Володя вышел и тут же вернулся с Бредихиным.
— Здравствуйте, Иван Семеныч.
— Здравствуй, Бредихин. Как съездил?
— По первому классу, Иван Семеныч. Камень продал удачно. Вот и деньги привез. Сосчитайте: ровно две тысячи николаевскими.
Андрон вынул из-за пазухи что-то вроде посылочки, зашитой белыми нитками, осторожно, как стеклянную, положил ее на стол и снова вернулся к дверям.
— Спасибо, Бредихин. Я всегда ценил тебя, Бредихин. А вот ты, оказывается, не ценишь меня. А, Бредихин?
— Про что это вы, Иван Семеныч?
— Объявил себя хозяином моей шхуны.
— С чего б это я объявил?
— Не знаю, с чего, но объявил.
Бредихин взглянул на Володю затяжным взглядом. Володя стоял бледный, обмирающий, но твердо выдержал его взгляд. Андрон осклабился.
— Ах, это? Так я дурака валял под пьяную лавочку. Хотел попугать гимназистиков, Иван Семеныч.
— Врешь! — загремел Шокарев, побежал за стол, сел и стал выше. — Врешь, негодяй! Ты говорил об этом еще до того, как выпил! Уже на пристани говорил... Ты был еще трезвым, скотина!
— Иван Семеныч! Волноваться ни к чему, — сказал Выгран. — Все в свое время обсудим, выясним и решим, но, разумеется, не здесь.
Он подошел к двери, распахнул ее и крикнул:
— Корнет Алим-бей!
Послышались гремящие шпорами сапоги. Вошел Алим-бей с двумя уланами.
— Арестовать этого!
— За что же, Иван Семеныч? — по-детски искренне удивился Андрон, повернувшись к Шокареву. — Ведь я же исправно... И денег вам привез.

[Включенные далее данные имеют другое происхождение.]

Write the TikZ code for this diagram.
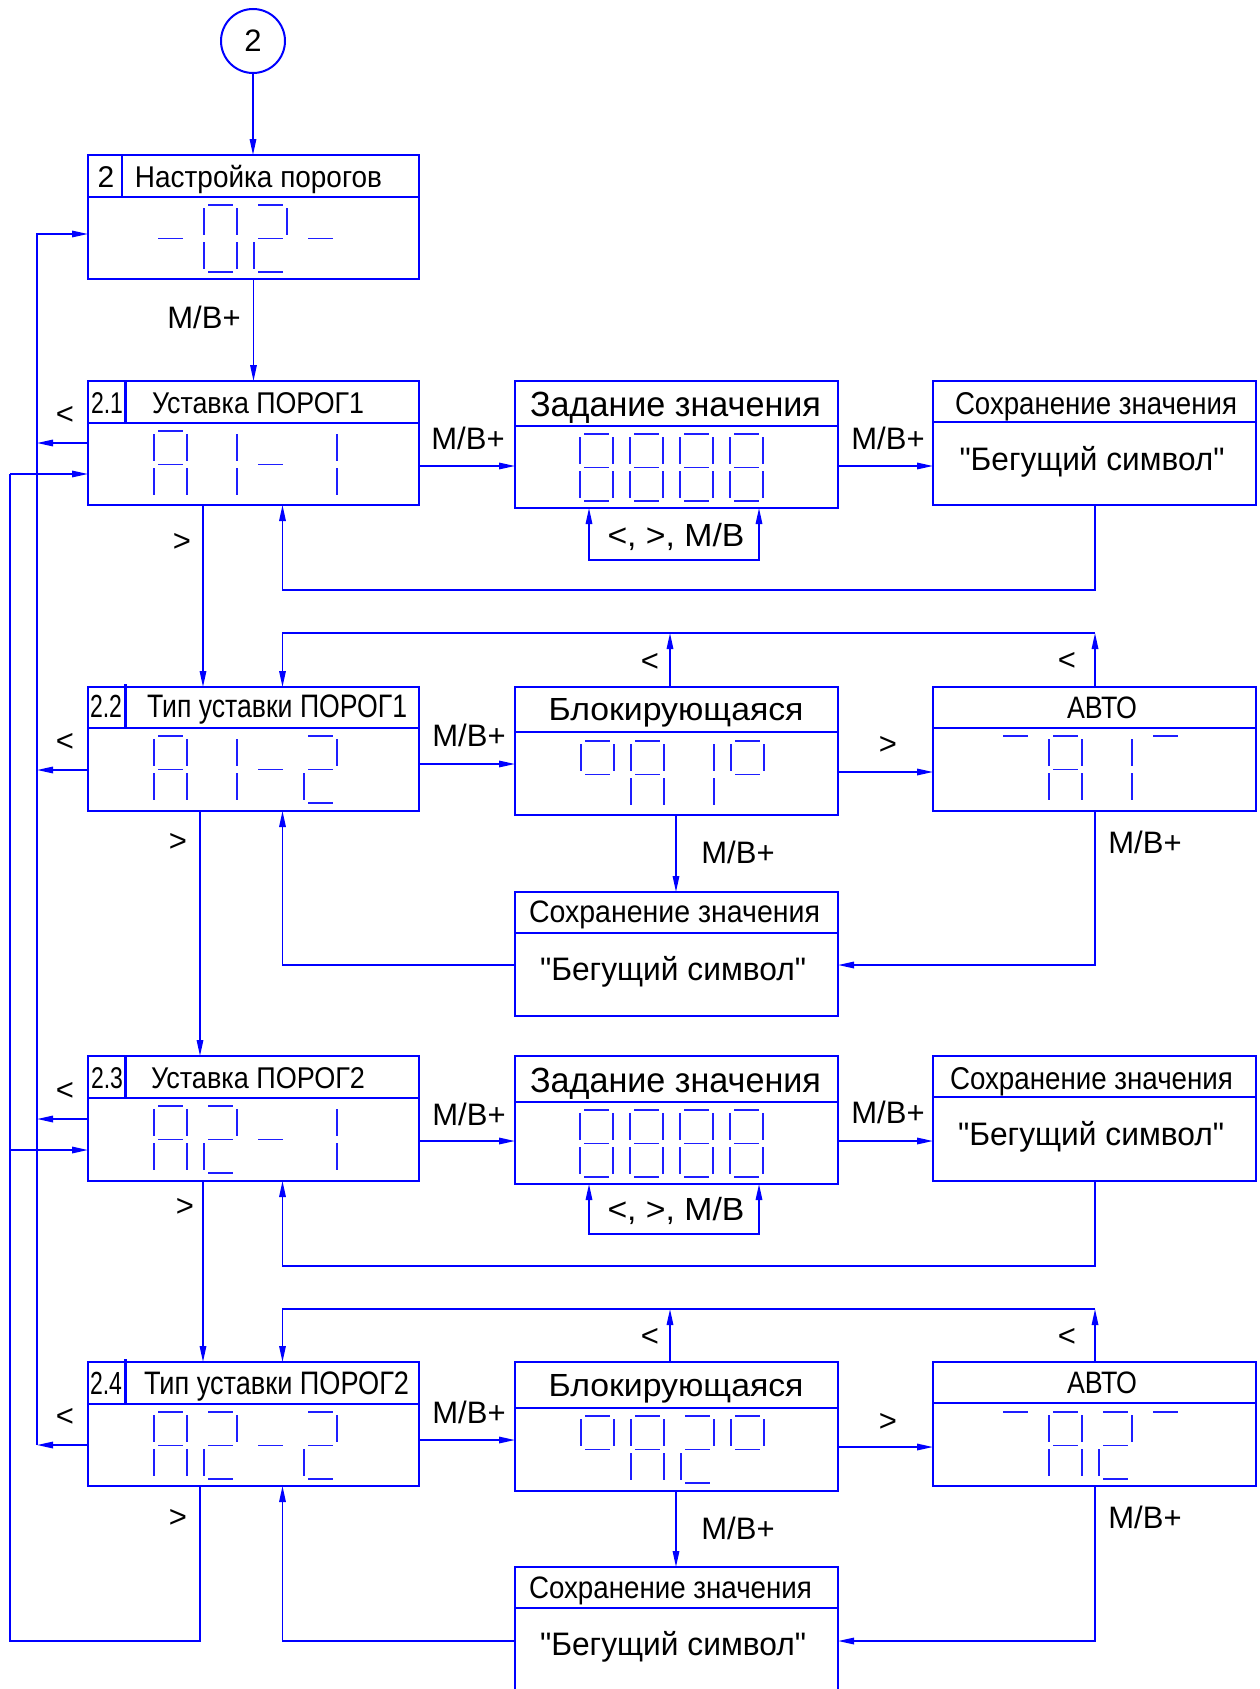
\documentclass[tikz,border=0pt]{standalone}
\usepackage{fontspec}
\setmainfont{Liberation Sans}
\usepackage{graphicx}
\usetikzlibrary{arrows.meta,calc}
\definecolor{lb}{RGB}{0,0,255}
\definecolor{sgc}{RGB}{30,30,255}
\newcommand\ftx[3]{\resizebox{#1pt}{\height}{\fontsize{#2pt}{#2pt}\selectfont #3}}
\newcommand\qq{\XeTeXglyph\XeTeXcharglyph"22\relax}
\newcommand\zsega[2]{\draw[segl] ({#1+4},{#2}) -- ({#1+29},{#2});}
\newcommand\zsegb[2]{\draw[segl] ({#1+33},{#2+3}) -- ({#1+33},{#2+30});}
\newcommand\zsegc[2]{\draw[segl] ({#1+33},{#2+37}) -- ({#1+33},{#2+64});}
\newcommand\zsegd[2]{\draw[segl] ({#1+4},{#2+67}) -- ({#1+29},{#2+67});}
\newcommand\zsege[2]{\draw[segl] ({#1},{#2+37}) -- ({#1},{#2+64});}
\newcommand\zsegf[2]{\draw[segl] ({#1},{#2+3}) -- ({#1},{#2+30});}
\newcommand\zsegg[2]{\draw[segl] ({#1+4},{#2+33.5}) -- ({#1+29},{#2+33.5});}
\newcommand\sdig[3]{\foreach \s in {#3}{\csname zseg\s\endcsname{#1}{#2}}}
\newcommand\sdisp[6]{\sdig{#1}{#2}{#3}\sdig{#1+50}{#2}{#4}\sdig{#1+100}{#2}{#5}\sdig{#1+150}{#2}{#6}}
\newcommand\mybox[6]{%
  \node[boxs, minimum width=#4pt, minimum height=#5pt] (#1) at (#2,#3) {};
  \draw[boxl] ($(#1.north west)+(0,#6)$) -- ($(#1.north east)+(0,#6)$);}
\tikzset{
  boxs/.style={draw=lb, line width=2.2pt, rectangle, anchor=north west, inner sep=0pt, outer sep=0pt},
  boxl/.style={draw=lb, line width=2.2pt},
  wire/.style={draw=lb, line width=1.6pt},
  arr/.style={wire, -{Triangle[length=16pt,width=6.5pt]}},
  arr2/.style={wire, {Triangle[length=16pt,width=6.5pt]}-{Triangle[length=16pt,width=6.5pt]}},
  segl/.style={draw=sgc, line width=1.8pt},
  txt/.style={inner sep=0pt, outer sep=0pt, text=black, anchor=base},
  lbl/.style={inner sep=0pt, outer sep=0pt, text=black, font=\fontsize{31pt}{31pt}\selectfont}
}
\begin{document}
\begin{tikzpicture}[x=1pt,y=-1pt]
\useasboundingbox (0,0) rectangle (1260,1689);
% ---------- boxes
\node[circle, draw=lb, line width=2pt, minimum size=64pt, inner sep=0pt, outer sep=0pt,
      font=\fontsize{31pt}{31pt}\selectfont] (c2) at (253,41) {2};
\mybox{b2}{88}{155}{331}{124}{42}
\mybox{b21}{88}{381}{331}{124}{42}
\mybox{z1}{515}{381}{323}{127}{45}
\mybox{s1}{933}{381}{323}{124}{41}
\mybox{b22}{88}{687}{331}{124}{41}
\mybox{k1}{515}{687}{323}{128}{45}
\mybox{a1}{933}{687}{323}{124}{41}
\mybox{s2}{515}{892}{323}{124}{41}
\mybox{b23}{88}{1056}{331}{125}{42}
\mybox{z2}{515}{1056}{323}{128}{46}
\mybox{s3}{933}{1056}{323}{125}{41}
\mybox{b24}{88}{1362}{331}{124}{42}
\mybox{k2}{515}{1362}{323}{129}{46}
\mybox{a2}{933}{1362}{323}{124}{41}
\mybox{s4}{515}{1567}{323}{125}{41}
% number cells
\draw[boxl] ($(b2.north west)+(34,0)$) -- ($(b2.north west)+(34,42)$);
\draw[boxl] ($(b21.north west)+(37.5,0)$) -- ($(b21.north west)+(37.5,42)$);
\draw[boxl] ($(b22.north west)+(37.5,-3)$) -- ($(b22.north west)+(37.5,41)$);
\draw[boxl] ($(b23.north west)+(37.5,0)$) -- ($(b23.north west)+(37.5,42)$);
\draw[boxl] ($(b24.north west)+(37.5,-3)$) -- ($(b24.north west)+(37.5,42)$);
% ---------- header texts
\node[txt] (n2) at (106,187) {\fontsize{30pt}{30pt}\selectfont 2};
\node[txt] (h2) at (258.5,187) {\ftx{247}{30}{Настройка порогов}};
\node[txt] (n21) at (107,413) {\ftx{32}{30}{2.1}};
\node[txt] (h21) at (258,413) {\ftx{212}{30}{Уставка ПОРОГ1}};
\node[txt] (hz1) at (675.5,416) {\ftx{291}{35}{Задание значения}};
\node[txt] (hs1) at (1096,414) {\ftx{282}{31.5}{Сохранение значения}};
\node[txt] (ts1) at (1092,470) {\ftx{265}{32.5}{\qq Бегущий символ\qq}};
\node[txt] (n22) at (106,717) {\ftx{32}{32}{2.2}};
\node[txt] (h22) at (277,717) {\ftx{260}{32.5}{Тип уставки ПОРОГ1}};
\node[txt] (hk1) at (676,720) {\ftx{255}{32}{Блокирующаяся}};
\node[txt] (ha1) at (1102,718) {\ftx{70}{31}{АВТО}};
\node[txt] (hs2) at (674.5,922) {\ftx{291}{31}{Сохранение значения}};
\node[txt] (ts2) at (673,980) {\ftx{266}{32.5}{\qq Бегущий символ\qq}};
\node[txt] (n23) at (107,1088) {\ftx{32}{30}{2.3}};
\node[txt] (h23) at (258,1088) {\ftx{214}{30}{Уставка ПОРОГ2}};
\node[txt] (hz2) at (675.5,1092) {\ftx{291}{35}{Задание значения}};
\node[txt] (hs3) at (1091.5,1089) {\ftx{283}{31.5}{Сохранение значения}};
\node[txt] (ts3) at (1091,1145) {\ftx{266}{32.5}{\qq Бегущий символ\qq}};
\node[txt] (n24) at (106,1394) {\ftx{32}{32}{2.4}};
\node[txt] (h24) at (276.5,1394) {\ftx{265}{32.5}{Тип уставки ПОРОГ2}};
\node[txt] (hk2) at (676,1396) {\ftx{255}{32}{Блокирующаяся}};
\node[txt] (ha2) at (1102,1393) {\ftx{70}{31}{АВТО}};
\node[txt] (hs4) at (670.5,1598) {\ftx{283}{31}{Сохранение значения}};
\node[txt] (ts4) at (673,1655) {\ftx{266}{32.5}{\qq Бегущий символ\qq}};
% ---------- seven-segment displays
\sdisp{154}{205}{g}{a,b,c,d,e,f}{a,b,g,e,d}{g}
\sdisp{154}{431}{a,b,c,e,f,g}{b,c}{g}{b,c}
\sdisp{580}{434}{a,b,c,d,e,f,g}{a,b,c,d,e,f,g}{a,b,c,d,e,f,g}{a,b,c,d,e,f,g}
\sdisp{154}{736}{a,b,c,e,f,g}{b,c}{g}{a,b,g,e,d}
\sdisp{581}{741}{a,b,f,g}{a,b,c,e,f,g}{b,c}{a,b,f,g}
\sdisp{999}{736}{a}{a,b,c,e,f,g}{b,c}{a}
\sdisp{154}{1106}{a,b,c,e,f,g}{a,b,g,e,d}{g}{b,c}
\sdisp{580}{1110}{a,b,c,d,e,f,g}{a,b,c,d,e,f,g}{a,b,c,d,e,f,g}{a,b,c,d,e,f,g}
\sdisp{154}{1412}{a,b,c,e,f,g}{a,b,g,e,d}{g}{a,b,g,e,d}
\sdisp{581}{1416}{a,b,f,g}{a,b,c,e,f,g}{a,b,g,e,d}{a,b,f,g}
\sdisp{999}{1412}{a}{a,b,c,e,f,g}{a,b,g,e,d}{a}
% ---------- guide coordinates
\coordinate (xA) at (37,0);
\coordinate (xB) at (10,0);
\coordinate (xD1) at (203,0);
\coordinate (xD2) at (200,0);
\coordinate (xU) at (282.5,0);
\coordinate (xK) at (670,0);
\coordinate (xKd) at (676,0);
\coordinate (xR) at (1095,0);
\coordinate (xZl) at (589,0);
\coordinate (xZr) at (759,0);
\coordinate (y0in) at (0,234);
\coordinate (y1o) at (0,443);
\coordinate (y1i) at (0,474);
\coordinate (y1r) at (0,466);
\coordinate (y1l) at (0,560);
\coordinate (y1b) at (0,590);
\coordinate (y2t) at (0,633);
\coordinate (y2o) at (0,770);
\coordinate (y2r) at (0,764);
\coordinate (y2ra) at (0,772);
\coordinate (y2b) at (0,965);
\coordinate (y3o) at (0,1119);
\coordinate (y3i) at (0,1150);
\coordinate (y3r) at (0,1141);
\coordinate (y3l) at (0,1234);
\coordinate (y3b) at (0,1266);
\coordinate (y4t) at (0,1309);
\coordinate (y4o) at (0,1445);
\coordinate (y4r) at (0,1440);
\coordinate (y4ra) at (0,1447);
\coordinate (y4b) at (0,1641);
% ---------- connectors
\draw[arr] (c2.south) -- (c2.south |- b2.north);
\draw[arr] (b2.south) -- (b21.north);
% collecting line (<)
\draw[arr] (xA |- y4o) -- (xA |- y0in) -- (b2.west |- y0in);
\draw[arr] (b21.west |- y1o) -- (xA |- y1o);
\draw[arr] (b22.west |- y2o) -- (xA |- y2o);
\draw[arr] (b23.west |- y3o) -- (xA |- y3o);
\draw[arr] (b24.west |- y4o) -- (xA |- y4o);
% feeding line (>)
\draw[wire] (b24.south -| xD2) -- (xD2 |- y4b) -- (xB |- y4b) -- (xB |- y1i);
\draw[arr] (xB |- y1i) -- (b21.west |- y1i);
\draw[arr] (xB |- y3i) -- (b23.west |- y3i);
% vertical chain
\draw[arr] (b21.south -| xD1) -- (b22.north -| xD1);
\draw[arr] (b22.south -| xD2) -- (b23.north -| xD2);
\draw[arr] (b23.south -| xD1) -- (b24.north -| xD1);
% row 1
\draw[arr] (b21.east |- y1r) -- (z1.west |- y1r);
\draw[arr] (z1.east |- y1r) -- (s1.west |- y1r);
\draw[arr2] (z1.south -| xZl) -- (xZl |- y1l) -- (xZr |- y1l) -- (z1.south -| xZr);
\draw[arr] (s1.south -| xR) -- (xR |- y1b) -- (xU |- y1b) -- (b21.south -| xU);
% row 2
\draw[arr] (a1.north -| xR) -- (xR |- y2t);
\draw[arr] (k1.north -| xK) -- (xK |- y2t);
\draw[arr] (xR |- y2t) -- (xU |- y2t) -- (b22.north -| xU);
\draw[arr] (b22.east |- y2r) -- (k1.west |- y2r);
\draw[arr] (k1.east |- y2ra) -- (a1.west |- y2ra);
\draw[arr] (k1.south -| xKd) -- (s2.north -| xKd);
\draw[arr] (a1.south -| xR) -- (xR |- y2b) -- (s2.east |- y2b);
\draw[arr] (s2.west |- y2b) -- (xU |- y2b) -- (b22.south -| xU);
% row 3
\draw[arr] (b23.east |- y3r) -- (z2.west |- y3r);
\draw[arr] (z2.east |- y3r) -- (s3.west |- y3r);
\draw[arr2] (z2.south -| xZl) -- (xZl |- y3l) -- (xZr |- y3l) -- (z2.south -| xZr);
\draw[arr] (s3.south -| xR) -- (xR |- y3b) -- (xU |- y3b) -- (b23.south -| xU);
% row 4
\draw[arr] (a2.north -| xR) -- (xR |- y4t);
\draw[arr] (k2.north -| xK) -- (xK |- y4t);
\draw[arr] (xR |- y4t) -- (xU |- y4t) -- (b24.north -| xU);
\draw[arr] (b24.east |- y4r) -- (k2.west |- y4r);
\draw[arr] (k2.east |- y4ra) -- (a2.west |- y4ra);
\draw[arr] (k2.south -| xKd) -- (s4.north -| xKd);
\draw[arr] (a2.south -| xR) -- (xR |- y4b) -- (s4.east |- y4b);
\draw[arr] (s4.west |- y4b) -- (xU |- y4b) -- (b24.south -| xU);
% ---------- connector labels
\node[lbl] (m0) at (204,317) {М/В+};
\node[lbl] (lt1) at (65,415) {<};
\node[lbl] (m11) at (468,438) {М/В+};
\node[lbl] (m12) at (888,438) {М/В+};
\node[lbl] (gt1) at (182,542) {>};
\node[txt] (lp1) at (676,546) {\ftx{137}{32}{<, >, М/В}};
\node[lbl] (lt2) at (65,742) {<};
\node[lbl] (m21) at (469,735) {М/В+};
\node[lbl] (lk1) at (650,662) {<};
\node[lbl] (la1) at (1067,661) {<};
\node[lbl] (gk1) at (888,745) {>};
\node[lbl] (gt2) at (178,842) {>};
\node[lbl] (m22) at (738,852) {М/В+};
\node[lbl] (m23) at (1145,842) {М/В+};
\node[lbl] (lt3) at (65,1091) {<};
\node[lbl] (m31) at (469,1114) {М/В+};
\node[lbl] (m32) at (888,1112) {М/В+};
\node[lbl] (gt3) at (185,1207) {>};
\node[txt] (lp3) at (676,1220) {\ftx{137}{32}{<, >, М/В}};
\node[lbl] (lt4) at (65,1417) {<};
\node[lbl] (m41) at (469,1412) {М/В+};
\node[lbl] (lk2) at (650,1337) {<};
\node[lbl] (la2) at (1067,1337) {<};
\node[lbl] (gk2) at (888,1422) {>};
\node[lbl] (gt4) at (178,1518) {>};
\node[lbl] (m42) at (738,1528) {М/В+};
\node[lbl] (m43) at (1145,1517) {М/В+};
\end{tikzpicture}
\end{document}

Сосчитайте: две пачки, по тысяче в каждой... и все николашками.
— Ладно уж, — болезненно поморщился Шокарев.— Уведите его, корнет.
— Айда, Бредихин, пошли!
Алим-бей взял было Андрона за локоть, по тут же отскочил.
— Но, но! — закричал Алим-бей. — Ты у меня не очень!
— Сам пойду, — прорычал Бредихин. — Сказал, пойду — и пойду. А что и говорил про шхуну, — обратился он к Шокареву, — так ведь не за себя же одного. Общее, понимаете, собрание. Давайте хоть по справедливости. Чья это шхуна? Ваша? А разве вы ее строили? Вы грузите ее? Вы лезете на марсы в самую штормягу?